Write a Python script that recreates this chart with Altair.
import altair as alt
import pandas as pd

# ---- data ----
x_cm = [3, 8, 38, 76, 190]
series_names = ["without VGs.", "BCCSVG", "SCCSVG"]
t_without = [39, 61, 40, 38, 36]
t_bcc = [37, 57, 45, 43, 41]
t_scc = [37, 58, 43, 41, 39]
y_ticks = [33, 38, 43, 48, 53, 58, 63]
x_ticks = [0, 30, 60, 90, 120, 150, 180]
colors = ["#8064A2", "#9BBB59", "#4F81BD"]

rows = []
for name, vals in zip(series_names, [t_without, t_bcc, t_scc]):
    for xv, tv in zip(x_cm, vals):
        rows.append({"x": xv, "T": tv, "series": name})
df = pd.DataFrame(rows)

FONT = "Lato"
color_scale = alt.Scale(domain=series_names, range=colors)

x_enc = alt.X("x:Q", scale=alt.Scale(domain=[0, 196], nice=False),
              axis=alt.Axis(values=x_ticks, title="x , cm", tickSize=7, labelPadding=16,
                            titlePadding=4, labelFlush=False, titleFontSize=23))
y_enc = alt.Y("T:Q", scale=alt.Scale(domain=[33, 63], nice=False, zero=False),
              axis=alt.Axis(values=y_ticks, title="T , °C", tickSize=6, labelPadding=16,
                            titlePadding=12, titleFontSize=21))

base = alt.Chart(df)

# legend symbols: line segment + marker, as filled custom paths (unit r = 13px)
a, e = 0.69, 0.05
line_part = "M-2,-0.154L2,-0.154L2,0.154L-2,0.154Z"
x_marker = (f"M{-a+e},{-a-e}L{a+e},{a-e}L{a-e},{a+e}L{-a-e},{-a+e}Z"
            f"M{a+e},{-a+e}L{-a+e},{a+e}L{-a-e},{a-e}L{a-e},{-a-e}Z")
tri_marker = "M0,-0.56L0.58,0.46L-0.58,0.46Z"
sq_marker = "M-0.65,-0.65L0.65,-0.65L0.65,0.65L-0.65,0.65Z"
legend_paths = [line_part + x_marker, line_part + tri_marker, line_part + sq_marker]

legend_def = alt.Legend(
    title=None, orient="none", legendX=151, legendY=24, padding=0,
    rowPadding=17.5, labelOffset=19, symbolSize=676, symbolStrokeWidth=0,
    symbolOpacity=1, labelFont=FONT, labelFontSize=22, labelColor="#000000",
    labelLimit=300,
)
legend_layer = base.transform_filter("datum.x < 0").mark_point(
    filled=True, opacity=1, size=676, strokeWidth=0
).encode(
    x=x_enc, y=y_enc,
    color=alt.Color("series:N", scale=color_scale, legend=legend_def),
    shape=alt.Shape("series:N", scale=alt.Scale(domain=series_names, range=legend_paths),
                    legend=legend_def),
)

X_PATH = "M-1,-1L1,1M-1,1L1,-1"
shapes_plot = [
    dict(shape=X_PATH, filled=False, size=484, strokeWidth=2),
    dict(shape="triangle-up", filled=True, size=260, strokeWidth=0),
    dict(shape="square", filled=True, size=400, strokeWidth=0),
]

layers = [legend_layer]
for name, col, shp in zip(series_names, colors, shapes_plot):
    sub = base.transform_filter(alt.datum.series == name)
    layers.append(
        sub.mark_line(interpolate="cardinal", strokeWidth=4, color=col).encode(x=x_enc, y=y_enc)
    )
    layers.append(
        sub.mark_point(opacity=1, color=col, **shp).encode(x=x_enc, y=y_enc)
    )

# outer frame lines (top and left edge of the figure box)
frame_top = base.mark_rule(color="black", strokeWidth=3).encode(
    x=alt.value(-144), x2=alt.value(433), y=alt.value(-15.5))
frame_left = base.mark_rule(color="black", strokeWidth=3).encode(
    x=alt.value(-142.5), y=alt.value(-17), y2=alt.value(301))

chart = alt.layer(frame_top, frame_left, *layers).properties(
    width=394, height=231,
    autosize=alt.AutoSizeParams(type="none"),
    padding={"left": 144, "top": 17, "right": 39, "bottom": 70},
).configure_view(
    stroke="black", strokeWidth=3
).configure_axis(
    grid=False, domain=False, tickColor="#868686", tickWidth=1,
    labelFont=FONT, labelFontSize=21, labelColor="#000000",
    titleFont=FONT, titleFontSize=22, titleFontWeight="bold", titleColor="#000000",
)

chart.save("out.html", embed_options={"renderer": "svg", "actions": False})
---
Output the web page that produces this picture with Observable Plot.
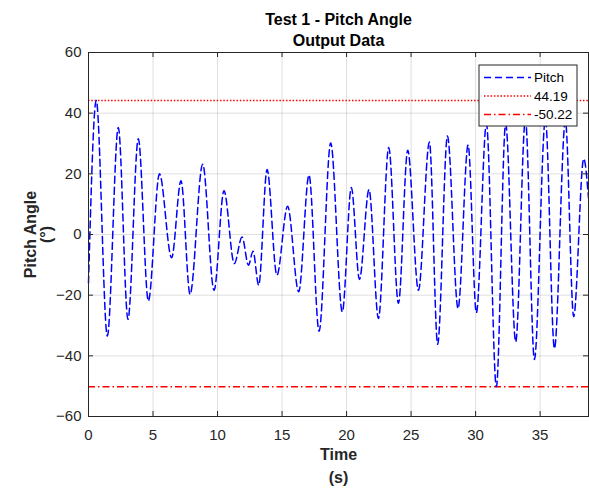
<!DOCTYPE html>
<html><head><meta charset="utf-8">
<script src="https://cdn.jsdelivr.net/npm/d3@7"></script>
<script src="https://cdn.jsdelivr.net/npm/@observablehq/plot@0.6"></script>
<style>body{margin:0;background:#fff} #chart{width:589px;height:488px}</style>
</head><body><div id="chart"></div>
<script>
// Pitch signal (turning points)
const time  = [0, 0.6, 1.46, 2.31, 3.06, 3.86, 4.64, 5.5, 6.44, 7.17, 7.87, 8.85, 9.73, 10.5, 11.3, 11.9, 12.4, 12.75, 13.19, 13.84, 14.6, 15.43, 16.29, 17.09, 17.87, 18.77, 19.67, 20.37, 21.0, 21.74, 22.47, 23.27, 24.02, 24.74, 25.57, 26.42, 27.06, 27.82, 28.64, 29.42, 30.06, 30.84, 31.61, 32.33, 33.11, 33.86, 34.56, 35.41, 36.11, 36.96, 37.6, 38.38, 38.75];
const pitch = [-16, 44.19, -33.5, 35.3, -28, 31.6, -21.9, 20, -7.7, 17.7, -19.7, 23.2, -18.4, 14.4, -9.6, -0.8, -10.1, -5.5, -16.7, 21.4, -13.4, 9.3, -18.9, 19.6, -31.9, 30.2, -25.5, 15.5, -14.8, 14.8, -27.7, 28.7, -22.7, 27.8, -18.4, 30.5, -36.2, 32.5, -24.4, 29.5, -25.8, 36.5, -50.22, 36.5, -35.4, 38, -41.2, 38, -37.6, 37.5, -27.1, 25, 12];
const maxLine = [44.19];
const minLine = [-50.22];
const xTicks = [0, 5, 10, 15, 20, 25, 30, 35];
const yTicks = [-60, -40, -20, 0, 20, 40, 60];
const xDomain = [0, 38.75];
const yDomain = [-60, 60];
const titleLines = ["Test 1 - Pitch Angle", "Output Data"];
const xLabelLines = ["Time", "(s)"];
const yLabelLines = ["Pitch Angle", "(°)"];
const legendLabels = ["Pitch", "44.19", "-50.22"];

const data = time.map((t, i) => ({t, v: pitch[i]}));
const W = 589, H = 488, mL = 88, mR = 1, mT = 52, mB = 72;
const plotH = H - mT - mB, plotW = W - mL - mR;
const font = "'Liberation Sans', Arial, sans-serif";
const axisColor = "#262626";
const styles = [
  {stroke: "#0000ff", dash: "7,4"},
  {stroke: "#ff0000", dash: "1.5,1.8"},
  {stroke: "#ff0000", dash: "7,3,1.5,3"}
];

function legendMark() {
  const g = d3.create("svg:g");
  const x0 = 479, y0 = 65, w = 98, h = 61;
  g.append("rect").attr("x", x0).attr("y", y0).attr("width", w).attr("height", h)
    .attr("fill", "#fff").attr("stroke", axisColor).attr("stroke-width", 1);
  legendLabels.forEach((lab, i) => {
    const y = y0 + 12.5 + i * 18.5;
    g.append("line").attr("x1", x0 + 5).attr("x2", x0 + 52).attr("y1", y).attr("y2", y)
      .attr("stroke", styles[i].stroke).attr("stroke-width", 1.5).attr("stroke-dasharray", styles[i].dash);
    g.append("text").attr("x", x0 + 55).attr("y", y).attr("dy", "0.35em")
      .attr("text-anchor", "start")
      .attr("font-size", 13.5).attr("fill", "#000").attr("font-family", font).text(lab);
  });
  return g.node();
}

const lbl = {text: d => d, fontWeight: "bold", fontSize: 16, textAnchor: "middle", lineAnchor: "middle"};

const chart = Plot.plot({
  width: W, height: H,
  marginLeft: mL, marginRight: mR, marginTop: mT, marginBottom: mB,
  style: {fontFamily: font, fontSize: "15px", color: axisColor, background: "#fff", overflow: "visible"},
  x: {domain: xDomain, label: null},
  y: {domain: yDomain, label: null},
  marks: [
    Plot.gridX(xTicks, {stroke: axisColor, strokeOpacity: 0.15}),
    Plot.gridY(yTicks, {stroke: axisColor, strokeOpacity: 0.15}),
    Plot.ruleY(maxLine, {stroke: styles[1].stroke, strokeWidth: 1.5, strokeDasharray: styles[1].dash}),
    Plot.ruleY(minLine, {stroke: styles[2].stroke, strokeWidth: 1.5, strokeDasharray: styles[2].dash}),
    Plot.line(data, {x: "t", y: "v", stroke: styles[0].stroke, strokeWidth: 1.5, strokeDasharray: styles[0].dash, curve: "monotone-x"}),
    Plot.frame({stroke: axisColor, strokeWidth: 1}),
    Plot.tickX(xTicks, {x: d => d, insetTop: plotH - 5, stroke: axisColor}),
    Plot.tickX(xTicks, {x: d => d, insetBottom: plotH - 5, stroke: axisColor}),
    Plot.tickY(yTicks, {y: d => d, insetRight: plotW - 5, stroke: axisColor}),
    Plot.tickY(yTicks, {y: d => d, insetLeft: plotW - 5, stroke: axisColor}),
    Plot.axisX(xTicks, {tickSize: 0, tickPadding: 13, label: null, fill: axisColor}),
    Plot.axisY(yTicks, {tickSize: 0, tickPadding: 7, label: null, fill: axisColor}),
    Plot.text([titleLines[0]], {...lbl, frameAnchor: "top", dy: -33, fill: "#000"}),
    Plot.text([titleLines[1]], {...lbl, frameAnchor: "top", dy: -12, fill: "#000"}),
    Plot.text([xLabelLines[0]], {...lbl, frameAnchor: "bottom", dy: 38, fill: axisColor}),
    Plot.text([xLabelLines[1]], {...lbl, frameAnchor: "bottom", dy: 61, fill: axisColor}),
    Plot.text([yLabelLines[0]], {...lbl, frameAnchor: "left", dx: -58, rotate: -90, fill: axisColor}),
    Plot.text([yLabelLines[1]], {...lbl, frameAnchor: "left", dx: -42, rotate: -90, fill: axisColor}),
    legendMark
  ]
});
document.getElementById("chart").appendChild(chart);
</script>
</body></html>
...
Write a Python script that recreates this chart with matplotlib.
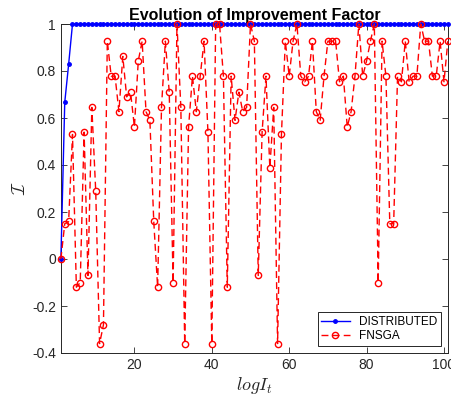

The exercise → Which lines above run from the one containing "Write a Python script that recreates this chart with Altair." down to the one containing "legend_paths = [line_part"? Repeat exactly those, both ends included, and nothing else.

Written answer →
Write a Python script that recreates this chart with Altair.
import altair as alt
import pandas as pd

# ---- data ----
x_cm = [3, 8, 38, 76, 190]
series_names = ["without VGs.", "BCCSVG", "SCCSVG"]
t_without = [39, 61, 40, 38, 36]
t_bcc = [37, 57, 45, 43, 41]
t_scc = [37, 58, 43, 41, 39]
y_ticks = [33, 38, 43, 48, 53, 58, 63]
x_ticks = [0, 30, 60, 90, 120, 150, 180]
colors = ["#8064A2", "#9BBB59", "#4F81BD"]

rows = []
for name, vals in zip(series_names, [t_without, t_bcc, t_scc]):
    for xv, tv in zip(x_cm, vals):
        rows.append({"x": xv, "T": tv, "series": name})
df = pd.DataFrame(rows)

FONT = "Lato"
color_scale = alt.Scale(domain=series_names, range=colors)

x_enc = alt.X("x:Q", scale=alt.Scale(domain=[0, 196], nice=False),
              axis=alt.Axis(values=x_ticks, title="x , cm", tickSize=7, labelPadding=16,
                            titlePadding=4, labelFlush=False, titleFontSize=23))
y_enc = alt.Y("T:Q", scale=alt.Scale(domain=[33, 63], nice=False, zero=False),
              axis=alt.Axis(values=y_ticks, title="T , °C", tickSize=6, labelPadding=16,
                            titlePadding=12, titleFontSize=21))

base = alt.Chart(df)

# legend symbols: line segment + marker, as filled custom paths (unit r = 13px)
a, e = 0.69, 0.05
line_part = "M-2,-0.154L2,-0.154L2,0.154L-2,0.154Z"
x_marker = (f"M{-a+e},{-a-e}L{a+e},{a-e}L{a-e},{a+e}L{-a-e},{-a+e}Z"
            f"M{a+e},{-a+e}L{-a+e},{a+e}L{-a-e},{a-e}L{a-e},{-a-e}Z")
tri_marker = "M0,-0.56L0.58,0.46L-0.58,0.46Z"
sq_marker = "M-0.65,-0.65L0.65,-0.65L0.65,0.65L-0.65,0.65Z"
legend_paths = [line_part + x_marker, line_part + tri_marker, line_part + sq_marker]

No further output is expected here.